■ **WHAT IS NEEDED**: Write out all the lines again, precisely as they stand, but without the images.
>>
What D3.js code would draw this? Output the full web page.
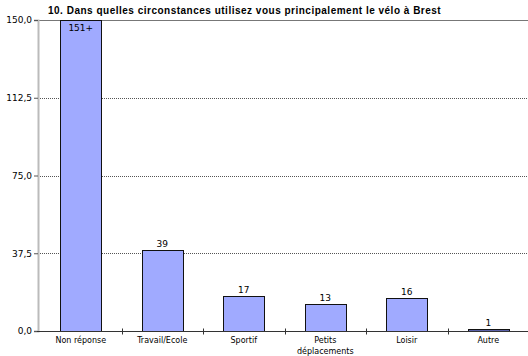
<!DOCTYPE html>
<html>
<head>
<meta charset="utf-8">
<script src="https://cdn.jsdelivr.net/npm/d3@7"></script>
<style>
  html, body { margin: 0; padding: 0; background: #fff; }
  svg { display: block; font-family: "DejaVu Sans", sans-serif; }
</style>
</head>
<body>
<svg id="chart" width="528" height="356"></svg>
<script>
// Survey answers: how respondents mainly use their bike in Brest
const categories = ["Non réponse", "Travail/Ecole", "Sportif", "Petits\ndéplacements", "Loisir", "Autre"];
const counts = [151, 39, 17, 13, 16, 1];
const yTicks = [0, 37.5, 75, 112.5, 150];
const titleText = "10. Dans quelles circonstances utilisez vous principalement le vélo à Brest";

const W = 528, H = 356;
const margin = { top: 20, right: -1, bottom: 25, left: 40 };
const svg = d3.select("#chart");

const x = d3.scaleBand()
  .domain(categories)
  .range([margin.left, W - margin.right])
  .paddingInner(0.5)
  .paddingOuter(0.25);

const y = d3.scaleLinear()
  .domain([0, 150])
  .range([H - margin.bottom, margin.top])
  .clamp(true);

const fmt = v => d3.format(".1f")(v).replace(".", ",");

// dotted horizontal gridlines
svg.append("g")
  .selectAll("line")
  .data(yTicks.filter(t => t > 0 && t < 150))
  .join("line")
  .attr("x1", margin.left - 2)
  .attr("x2", W)
  .attr("y1", d => Math.round(y(d)) + 0.5)
  .attr("y2", d => Math.round(y(d)) + 0.5)
  .attr("stroke", "#555")
  .attr("stroke-width", 1)
  .attr("stroke-dasharray", "1,1");

// top frame line
svg.append("line")
  .attr("x1", margin.left - 2).attr("x2", W)
  .attr("y1", Math.round(y(150)) + 0.5).attr("y2", Math.round(y(150)) + 0.5)
  .attr("stroke", "#777");

// y axis
const yAxis = svg.append("g")
  .attr("transform", `translate(${margin.left - 2},0)`)
  .call(d3.axisLeft(y).tickValues(yTicks).tickFormat(fmt).tickSize(4).tickPadding(2));
yAxis.attr("font-family", null);
yAxis.select(".domain").attr("stroke", "#bbb").attr("stroke-width", 2);
yAxis.selectAll(".tick line").attr("stroke", "#555");
yAxis.selectAll(".tick text").attr("font-size", 9).attr("fill", "#000");

// bars
svg.append("g")
  .selectAll("rect")
  .data(categories)
  .join("rect")
  .attr("x", d => Math.round(x(d)) + 0.5)
  .attr("y", (d, i) => Math.round(y(counts[i])) + 0.5)
  .attr("width", Math.round(x.bandwidth()))
  .attr("height", (d, i) => Math.max(1, Math.round(y(0)) - Math.round(y(counts[i]))))
  .attr("fill", (d, i) => counts[i] < 2 ? "#5a60a8" : "#a0aaff")
  .attr("stroke", "#111")
  .attr("stroke-width", 1);

// x axis
const xAxis = svg.append("g")
  .attr("transform", `translate(0,${Math.round(y(0)) + 0.5})`);
xAxis.append("line")
  .attr("x1", margin.left - 3).attr("x2", W)
  .attr("stroke", "#333");
xAxis.selectAll(".sep")
  .data(categories.slice(1))
  .join("line")
  .attr("class", "sep")
  .attr("x1", d => Math.round(x(d) - x.step() * x.paddingInner() / 2) + 0.5)
  .attr("x2", d => Math.round(x(d) - x.step() * x.paddingInner() / 2) + 0.5)
  .attr("y1", -3).attr("y2", 3)
  .attr("stroke", "#333");

xAxis.selectAll(".lbl")
  .data(categories)
  .join("text")
  .attr("class", "lbl")
  .attr("text-anchor", "middle")
  .attr("font-size", 8)
  .attr("x", d => x(d) + x.bandwidth() / 2)
  .attr("y", 11)
  .each(function(d) {
    const lines = d.split("\n");
    d3.select(this).selectAll("tspan")
      .data(lines)
      .join("tspan")
      .attr("x", x(d) + x.bandwidth() / 2)
      .attr("dy", (l, j) => j === 0 ? 0 : 11)
      .text(l => l);
  });

// value labels
svg.append("g")
  .selectAll("text")
  .data(categories)
  .join("text")
  .attr("text-anchor", "middle")
  .attr("font-size", 9)
  .attr("x", d => x(d) + x.bandwidth() / 2)
  .attr("y", (d, i) => counts[i] > 150 ? y(150) + 11 : y(counts[i]) - 3)
  .text((d, i) => counts[i] > 150 ? counts[i] + "+" : counts[i]);

// title
svg.append("text")
  .attr("x", 48)
  .attr("y", 14)
  .attr("font-size", 10)
  .attr("font-weight", "bold")
  .style("font-family", "'Liberation Sans', sans-serif")
  .attr("letter-spacing", 0.5)
  .text(titleText);
</script>
</body>
</html>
<<
■ **OUTPUT OF THE EXERCISE**:
What D3.js code would draw this? Output the full web page.
<!DOCTYPE html>
<html>
<head>
<meta charset="utf-8">
<script src="https://cdn.jsdelivr.net/npm/d3@7"></script>
<style>
  html, body { margin: 0; padding: 0; background: #fff; }
  svg { display: block; font-family: "DejaVu Sans", sans-serif; }
</style>
</head>
<body>
<svg id="chart" width="528" height="356"></svg>
<script>
// Survey answers: how respondents mainly use their bike in Brest
const categories = ["Non réponse", "Travail/Ecole", "Sportif", "Petits\ndéplacements", "Loisir", "Autre"];
const counts = [151, 39, 17, 13, 16, 1];
const yTicks = [0, 37.5, 75, 112.5, 150];
const titleText = "10. Dans quelles circonstances utilisez vous principalement le vélo à Brest";

const W = 528, H = 356;
const margin = { top: 20, right: -1, bottom: 25, left: 40 };
const svg = d3.select("#chart");

const x = d3.scaleBand()
  .domain(categories)
  .range([margin.left, W - margin.right])
  .paddingInner(0.5)
  .paddingOuter(0.25);

const y = d3.scaleLinear()
  .domain([0, 150])
  .range([H - margin.bottom, margin.top])
  .clamp(true);

const fmt = v => d3.format(".1f")(v).replace(".", ",");

// dotted horizontal gridlines
svg.append("g")
  .selectAll("line")
  .data(yTicks.filter(t => t > 0 && t < 150))
  .join("line")
  .attr("x1", margin.left - 2)
  .attr("x2", W)
  .attr("y1", d => Math.round(y(d)) + 0.5)
  .attr("y2", d => Math.round(y(d)) + 0.5)
  .attr("stroke", "#555")
  .attr("stroke-width", 1)
  .attr("stroke-dasharray", "1,1");

// top frame line
svg.append("line")
  .attr("x1", margin.left - 2).attr("x2", W)
  .attr("y1", Math.round(y(150)) + 0.5).attr("y2", Math.round(y(150)) + 0.5)
  .attr("stroke", "#777");

// y axis
const yAxis = svg.append("g")
  .attr("transform", `translate(${margin.left - 2},0)`)
  .call(d3.axisLeft(y).tickValues(yTicks).tickFormat(fmt).tickSize(4).tickPadding(2));
yAxis.attr("font-family", null);
yAxis.select(".domain").attr("stroke", "#bbb").attr("stroke-width", 2);
yAxis.selectAll(".tick line").attr("stroke", "#555");
yAxis.selectAll(".tick text").attr("font-size", 9).attr("fill", "#000");

// bars
svg.append("g")
  .selectAll("rect")
  .data(categories)
  .join("rect")
  .attr("x", d => Math.round(x(d)) + 0.5)
  .attr("y", (d, i) => Math.round(y(counts[i])) + 0.5)
  .attr("width", Math.round(x.bandwidth()))
  .attr("height", (d, i) => Math.max(1, Math.round(y(0)) - Math.round(y(counts[i]))))
  .attr("fill", (d, i) => counts[i] < 2 ? "#5a60a8" : "#a0aaff")
  .attr("stroke", "#111")
  .attr("stroke-width", 1);

// x axis
const xAxis = svg.append("g")
  .attr("transform", `translate(0,${Math.round(y(0)) + 0.5})`);
xAxis.append("line")
  .attr("x1", margin.left - 3).attr("x2", W)
  .attr("stroke", "#333");
xAxis.selectAll(".sep")
  .data(categories.slice(1))
  .join("line")
  .attr("class", "sep")
  .attr("x1", d => Math.round(x(d) - x.step() * x.paddingInner() / 2) + 0.5)
  .attr("x2", d => Math.round(x(d) - x.step() * x.paddingInner() / 2) + 0.5)
  .attr("y1", -3).attr("y2", 3)
  .attr("stroke", "#333");

xAxis.selectAll(".lbl")
  .data(categories)
  .join("text")
  .attr("class", "lbl")
  .attr("text-anchor", "middle")
  .attr("font-size", 8)
  .attr("x", d => x(d) + x.bandwidth() / 2)
  .attr("y", 11)
  .each(function(d) {
    const lines = d.split("\n");
    d3.select(this).selectAll("tspan")
      .data(lines)
      .join("tspan")
      .attr("x", x(d) + x.bandwidth() / 2)
      .attr("dy", (l, j) => j === 0 ? 0 : 11)
      .text(l => l);
  });

// value labels
svg.append("g")
  .selectAll("text")
  .data(categories)
  .join("text")
  .attr("text-anchor", "middle")
  .attr("font-size", 9)
  .attr("x", d => x(d) + x.bandwidth() / 2)
  .attr("y", (d, i) => counts[i] > 150 ? y(150) + 11 : y(counts[i]) - 3)
  .text((d, i) => counts[i] > 150 ? counts[i] + "+" : counts[i]);

// title
svg.append("text")
  .attr("x", 48)
  .attr("y", 14)
  .attr("font-size", 10)
  .attr("font-weight", "bold")
  .style("font-family", "'Liberation Sans', sans-serif")
  .attr("letter-spacing", 0.5)
  .text(titleText);
</script>
</body>
</html>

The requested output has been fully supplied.